我正在尝试学习一些基本的抓取工作,感谢这个网站,我已经能够学到很多新东西,但现在我遇到了这个问题......这是我正在使用的代码:

var web = new HtmlWeb();
var doc = web.Load("url");
var nodes = doc.DocumentNode.SelectNodes("//*[@id='hotellist_inner']/div");
StreamWriter output = new StreamWriter("out.txt");

if (nodes != null)
{
    foreach (HtmlNode item in nodes)
    {
        if (item != null && item.Attributes["data-recommended"] != null)
        {
            string line = "";
            var nome = item.SelectSingleNode(".//h3/a").InnerText;
            var rating = item.SelectSingleNode(".//span[@class='rating']").InnerText;
            var price = item.SelectSingleNode("./div[2]/div[3]/div[2]/table/tbody/tr/td[4]/div/strong[1]");
            var discount = item.SelectSingleNode("./div[2]/div[3]/div[2]/table/tbody/tr/td[4]/div/div[1]");
            line = line + nome + "," + rating + "," + price + "," + discount;
            Console.WriteLine(line);
            output.WriteLine(line);
        }
    }
}

前两项(名称和评级)一切正常,但在价格和折扣方面,我得到空的结果。

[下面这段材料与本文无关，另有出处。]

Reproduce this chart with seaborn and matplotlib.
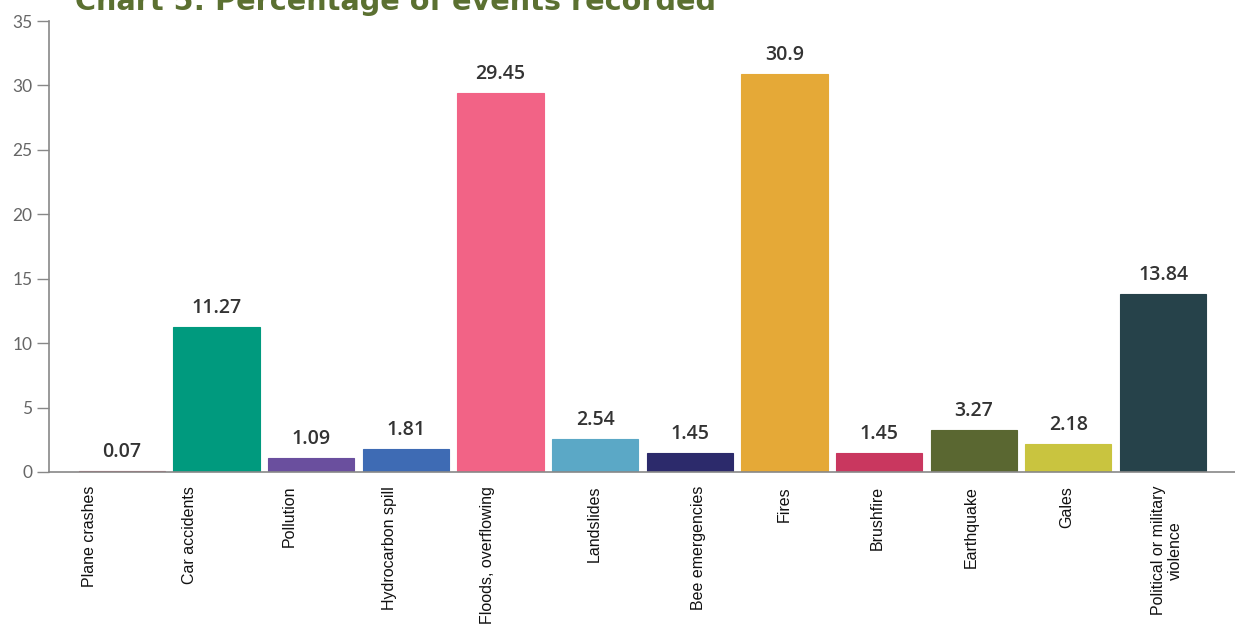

我已经使用chrome scraper分析了页面(这里是link),它可以使用我使用过的xpath轻松获得结果。我不明白我做错了什么。 任何帮助,将不胜感激! :d

1 个答案:

答案 0 :(得分:0)

快速查看您尝试抓取的网页后,并非所有item都有价格和折扣信息。您需要正确处理此案例以避免异常,例如在获取null之前检查InnerText。您稍微更改过的代码可以获得价格和折扣信息:

if (item != null && item.Attributes["data-recommended"] != null)
{
    string line = "";
    var nome = item.SelectSingleNode(".//h3/a").InnerText;
    var rating = item.SelectSingleNode(".//span[@class='rating']").InnerText;
    var price = item.SelectSingleNode("./div[2]/div[3]/div[2]/table/tbody/tr/td[4]/div/strong[1]");
    var discount = item.SelectSingleNode("./div[2]/div[3]/div[2]/table/tbody/tr/td[4]/div/div[1]");
    //set priceString to empty string if price is null, else set it to price.InnerText
    var priceString = price == null ? "" : price.InnerText;
    //do similar step for discountString
    var discountString = discount == null ? "" : discount.InnerText;
    line = line + nome + "," + rating + "," + priceString + "," + discountString;
    Console.WriteLine(line);
    output.WriteLine(line);
}